Well, of the 100 books they list, I’ve read (or at least started) 25 of them. Here are the books they recommend that I’ve read:

  1. The Great Gatsby by F.Scott Fitzgerald. I read this a few years ago.
  2. Slaughterhouse Five by Kurt Vonnegut. I read this in 1977 at the end of my junior year in High School.
  3. 1984 by George Orwell. I read this in high school, and was frankly more impressed with his novel Keep the Aspidistra Flying.
  4. The Grapes of Wrath by John Steinbeck. I read this in 9th grade. The book is excellent but you should also watch the movie.
  5. Brave New World by Aldous Huxley. I read this in High School after reading 1984. It didn’t scare me as much as it was supposed to.
  6. The Odyssey by Homer. I can only claim half credit because the web page lists both the Odyssey and the The Illiad, also by Homer. I read only the Odyssey in my 2nd year of college.

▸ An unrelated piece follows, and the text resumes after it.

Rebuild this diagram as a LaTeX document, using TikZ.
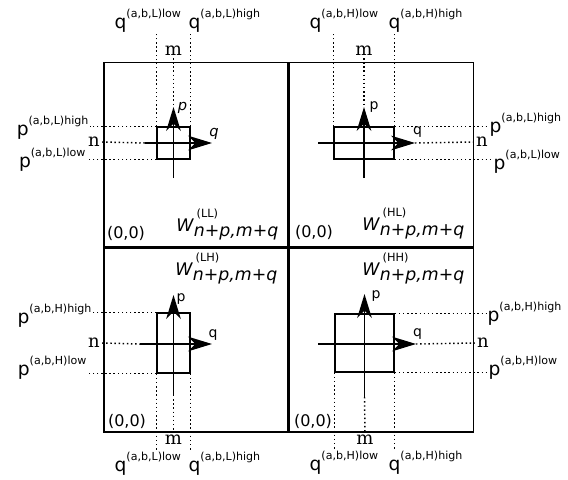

  7. Walden by Henry David Thoreau. I ready this in my junior year in High School
  8. Atlas Shrugged by Ayn Rand. This has become a political football. I can only claim half credit as I stopped 2/3 of the way through the book as I found Ayn annoying. I still believe I am my brother’s keeper.
  9. Into the Wild by Jon Krakauer. I didn’t like this book, but most of those who read it liked it. I’m happy for them.
  10. The Divine Comedy by Dante Aligheri. I read this in college.
  11. The Hobbit by J.R.R. Tolkien. It was my gateway to the rest of his stuff, and also to C.S. Lewis.
  12. The Boy Scout Handbook by the Boy Scouts of America. For a very brief time I was a Cub Scout in the late 1960s. They lured me in on the pretense of camping but I soon found out it was all about medals (that I couldn’t have cared less about). On the other hand, this is where I learned to tie a tie.
  13. Animal Farm by George Orwell. I read this in high school before 1984.
  14. The Federalist Papers by Alexander Hamilton, James Madison, and John Jay. I can only claim half credit as I haven’t read all of them, but I’ve enjoyed what I have read.
  15. Moby Dick, or The Whale by Herman Melville. I’ve seen both versions of the movie, and started the book. Someday I’ll finish it. Give me half credit.
  16. Hamlet by William Shakespeare. I took a course in 12th grade on Shakespeare’s tragedies. I’m actually happy about a book I was assigned to read in high school
  17. The Boys of Summer by Roger Kahn. Nancy is a big Dodger’s fan so it was inevitable we’d read this. It was a few years ago.
  18. The Stranger by Albert Camus. I read this as a senior in high school in 5th year French. Do I get extra credit for reading it in the original French?
  19. On the Road by Jack Kerouac. I “read” this as an audiobook a few years ago. I agree with Truman Capote: “That’s not writing, it’s typing.”
  20. Into Thin Air by Jon Krakauer. If this doesn’t dissuade you from climbing Mt. Everest, you shouldn’t have children
  21. All Quiet on the Western Front by Erich Maria Remarque. I read this in English class in high school; the course was called “War Literature.” It may have started my fascination with World War I.
  22. The Red Badge of Courage by Stephen Crane. I also read this in the “War Literature” course; I was already fascinated by the Civil War. Thanks Mr. Brady.
  23. The Bible. This is really a collection of books, but in the course of several years of seminary, I’m sure I’ve read all of it.
  24. Lonesome Dove by Larry McMurtry. I read this a few years after the mini-series came out. Still not a fan of westerns.
  25. To Kill a Mockingbird by Harper Lee. I read this in 9th grade English in a course called “Family Literature.” Thanks Mrs. Peterson. It’s a rare event where the book and the movie are equally brilliant. I still refer to a house in my neighborhood as the “Boo Radley House.”